I agree. Why spend all that time in product development, perfecting a terrific product, only to ruin potential sales by packaging in a graphics worthy of MS word. It makes not sense. That font is hideous. And honestly, the Williams is only slightly better. I actually talked to the owner of Williams Wheels about this more then a year ago. I even offered to rebrand the wheels for him for free because it seemed like such a shame. But Neuvation? Wow, they are just so bad. Why not spend a few extra bucks, hire a real designer, and then watch your sales go through the roof. 

Most of us spend a premium for outrageously priced bike jewerly. That's our demographic. It doesn't matter the quality of the diamond if it's house in a hideous ring.


----------



## russotto (Oct 3, 2005)

ox_rider said:


> I would be willing to bet that if Neuvation cleaned up the graphics and looked more like Rol (Williams is close, but the big "30" if off putting), John could raise his prices and no one would blink. Not saying, just saying.


Don't tell him! I'd rather buy them cheap and remove the stickers than buy them expensive and have them look nice out of the box.


----------



## raleighcomp1 (May 10, 2007)

russotto said:


> Don't tell him! I'd rather buy them cheap and remove the stickers than buy them expensive and have them look nice out of the box.
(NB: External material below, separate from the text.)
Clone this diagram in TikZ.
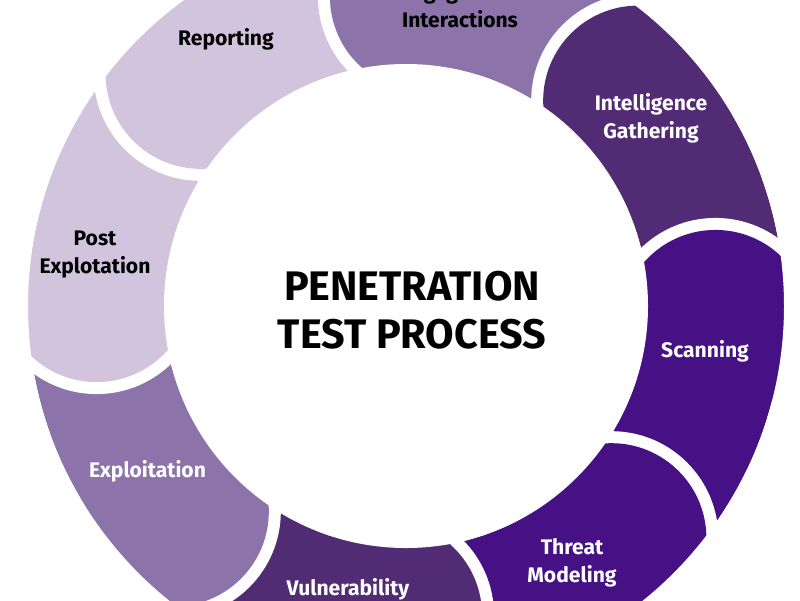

I just got a pair of the R28 Aero4 and plan to do just that. Any hints other than using a hair dryer to loosen up the decal (as suggested in Neuvation.com's FAQ's)? I was planning to use denatured alcohol to take off any glue residue.


----------



## ox_rider (Sep 6, 2006)

*Neuvation FAQ*



raleighcomp1 said:


> I just got a pair of the R28 Aero4 and plan to do just that. Any hints other than using a hair dryer to loosen up the decal (as suggested in Neuvation.com's FAQ's)? I was planning to use denatured alcohol to take off any glue residue.


I find it absolutely hilarious that the Neuvation FAQ gives instructions on how to remove the stickers. I have seen denuded (or is it debadged like a tuner's WRX?) Cosmic Carbones and Reynolds Carbons and never understood it, but for Neuvation to throw in the towel and say, here you go, do this, admits the problem but doesn't try to solve it. If you Google Rol you can find the grahpics site that did his design. Tastes can differ, but it is pretty slick in this world.


----------



## raleighcomp1 (May 10, 2007)

Off topic from the original post but an update if anyone searches on Neuvation ... the decal removal was painless but a little time consuming. Seems like there was a different batch of decals or glue on the two wheels - one was MUCH easier and left no residue. On the other wheel no matter how much heat from the hair dryer, there was glue left on -- which was easily removed with a rag and denatured alcohol (paint thinner). Wheels look MUCH better and ride nicely.


----------



## fiscalmd (Mar 13, 2008)

+1 for the Williams System 30 even though they do weigh more than the listed weight. Perhaps it was the installed rim tape.

My 30's w/ P3R tires are a fantastic combo; smooth and more efficient than any other <$575 combo. Plus the Sys 30s come with premium rim tape installed where Neuv "recommends" that you install V-brand.


----------